E grande parte do povo brasileiro além de omissa e negligente é
reconhecidamente esquecida da dor sofrida no instante anterior. Por mais que
sofra, seja aviltada nos seus direitos fundamentais, denegrida na sua dignidade
e tributada até a última gota de suor da luta, ainda assim aplaude a mentira de
seu algoz. É um povo que gosta de sofrer. Não há como negar essa triste
realidade.
É uma
situação deveras complicada. E mais difícil ainda diante da constatação de que
a maioria da população parece não ter absorvido nada do mundo do conhecimento
nem da maior formação educacional dos últimos tempos. Enquanto a realidade muda
e as informações são instantaneamente repassadas, as pessoas continuam, por
exemplo, acreditando em promessa de político e nos velhos discursos governistas
de que o país, o estado ou o município alçou o status de paraíso.
Bem que
poderia ser diferente, mas impossível fugir de uma verdade: muitas pessoas
continuam forjando inexistentes realidades e nelas buscando abrigo. Contudo,
isso não acontece ao acaso, pois a motivação maior está precisamente na falta
de encorajamento para contestar a si mesmas e aos mentirosos de plantão.

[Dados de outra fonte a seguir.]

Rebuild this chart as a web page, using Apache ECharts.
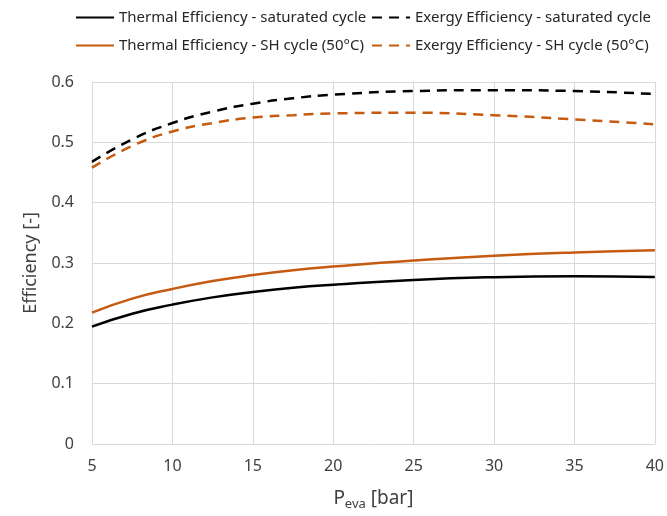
<!DOCTYPE html>
<html lang="en">
<head>
    <meta charset="UTF-8">
    <title>Efficiency vs evaporation pressure</title>
    <script src="https://cdn.jsdelivr.net/npm/echarts@6/dist/echarts.min.js"></script>
    <style>
        *{margin:0;padding:0;}
        html,body{width:100%;height:100%;overflow:hidden;background:#fff;}
        .box{width:667px;height:516px;}
    </style>
</head>
<body>
<div class="box"></div>
<script>
    // evaporation pressure [bar]
    let pressure = [5, 7.5, 10, 12.5, 15, 17.5, 20, 25, 30, 35, 40];

    let thermalSat = [0.1945, 0.216, 0.231, 0.243, 0.252, 0.259, 0.264, 0.272, 0.2765, 0.278, 0.277];
    let exergySat  = [0.4676, 0.505, 0.532, 0.551, 0.564, 0.573, 0.579, 0.585, 0.5865, 0.585, 0.580];
    let thermalSH  = [0.2178, 0.241, 0.257, 0.270, 0.280, 0.288, 0.294, 0.304, 0.312, 0.3175, 0.321];
    let exergySH   = [0.458, 0.494, 0.518, 0.532, 0.541, 0.545, 0.548, 0.549, 0.545, 0.538, 0.530];

    let names = [
        'Thermal Efficiency - saturated cycle',
        'Exergy Efficiency - saturated cycle',
        'Thermal Efficiency - SH cycle (50°C)',
        'Exergy Efficiency - SH cycle (50°C)'
    ];

    const BLACK = '#000000';
    const ORANGE = '#c55a11';
    const FONT = 'Noto Sans';

    function pairs(ys) {
        return pressure.map((x, i) => [x, ys[i]]);
    }

    function makeSeries(name, ys, color, dashed) {
        return {
            name: name,
            type: 'line',
            smooth: 0.5,
            symbol: 'none',
            data: pairs(ys),
            lineStyle: {color: color, width: 2.5, type: dashed ? [10, 7] : 'solid'},
            itemStyle: {color: color}
        };
    }

    function makeLegend(name, left, top) {
        return {
            data: [name],
            left: left,
            top: top,
            itemWidth: 38,
            itemHeight: 12,
            itemGap: 6,
            padding: 0,
            itemStyle: {color: 'rgba(0,0,0,0)', borderWidth: 0},
            textStyle: {fontFamily: FONT, fontSize: 15, color: '#262626'}
        };
    }

    let myChart = echarts.init(document.querySelector('.box'));

    let option = {
        animation: false,
        backgroundColor: '#fff',
        legend: [
            makeLegend(names[0], 75, 10),
            makeLegend(names[1], 371, 10),
            makeLegend(names[2], 75, 38),
            makeLegend(names[3], 371, 38)
        ],
        grid: {left: 92, right: 12, top: 82, bottom: 70},
        xAxis: {
            type: 'value',
            min: 5,
            max: 40,
            interval: 5,
            name: '{p|P}{s|eva}{p| [bar]}',
            nameLocation: 'middle',
            nameGap: 42,
            nameTextStyle: {
                rich: {
                    p: {fontFamily: FONT, fontSize: 19, color: '#404040'},
                    s: {fontFamily: FONT, fontSize: 13, color: '#404040', verticalAlign: 'bottom', padding: [12, 0, 0, 0]}
                }
            },
            axisLine: {show: true, lineStyle: {color: '#d9d9d9', width: 1}},
            axisTick: {show: false},
            axisLabel: {fontFamily: FONT, fontSize: 16, color: '#404040', margin: 14},
            splitLine: {show: true, lineStyle: {color: '#d9d9d9', width: 1}}
        },
        yAxis: {
            type: 'value',
            min: 0,
            max: 0.6,
            interval: 0.1,
            name: 'Efficiency [-]',
            nameLocation: 'middle',
            nameGap: 52,
            nameTextStyle: {fontFamily: FONT, fontSize: 18, color: '#404040'},
            axisLine: {show: true, lineStyle: {color: '#d9d9d9', width: 1}},
            axisTick: {show: false},
            axisLabel: {fontFamily: FONT, fontSize: 16, color: '#404040', margin: 18},
            splitLine: {show: true, lineStyle: {color: '#d9d9d9', width: 1}}
        },
        series: [
            makeSeries(names[0], thermalSat, BLACK, false),
            makeSeries(names[1], exergySat, BLACK, true),
            makeSeries(names[2], thermalSH, ORANGE, false),
            makeSeries(names[3], exergySH, ORANGE, true)
        ]
    };

    myChart.setOption(option);
</script>
</body>
</html>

Desvalorizando a si mesmas, acabam valorizando tudo que venha como fantasia
política e ilusão de que tudo está no caminho certo.
Talvez o
medo da libertação, do encontro com a verdade e da necessidade de tomar
posicionamentos, faça com que prefiram continuar na clausura dos submissos e
acovardados. Nesse aprisionamento por conta própria, acabam ainda mais
fragilizados e se tornam um prato cheio para os que desejam que permaneçam sem
pensar, sem noção crítica da realidade e apenas úteis enquanto eleitores. Na
política, povo é apenas um instrumento de voto. E mais nada.
No mundo
das ilusões tanto faz o preço do feijão ou da carne, o desemprego ou se o
atendimento à saúde vai bem ou mal. Tanto faz porque os governantes afirmam que
está tudo bem, sob controle ou que amanhã será melhor, e todos acreditam, ainda
que seja a mesma ladainha da eternidade. No país das ilusões, onde quase todos parecem
enxergar pelo avesso, é a realidade que se mostra mentirosa e distante do que
os ilusionistas de plantão afirmam.
Tudo num
país de fantasias, quimeras e excentricidades, e em meio e para pessoas delirantemente
abrigadas no mundo da lua. É como se tudo fosse artificial, dissimulado, de
existência apenas fingida. Contudo, o mais inquietante é que os delírios e
encantamentos acabam produzindo os resultados que cada um deseja ter; ou seja,
as pessoas acabam aceitando o irreal como se não fosse possível outra verdade.
E de passo
em passo, sem os pés no chão nem a cabeça agindo conscientemente, vão se
distanciando do mundo e dos espelhos da vida para se contentar com aparências
ou com as tantas ilusões criadas ou encontradas. Com pessoas assim, o terreno é
mais que fértil para as magias políticas e os ilusionismos na economia, na
saúde, na educação. E o circo da vida continua atrativo para aqueles que
preferem o irreal e disso se alimenta como seiva de existência.
É Brasil,
nação imensa, mas que tão bem caberia num livro de conto de fadas ou numa
história da carochinha. Também pátria de premeditadas inocências, ingenuidades
talhadas na submissão, alienações desejadas e prazerosas escravizações. Em tudo
as ilusões, e tudo tão ao modo do povo que se nega a enxergar que continua
servindo de palhaço no grande circo.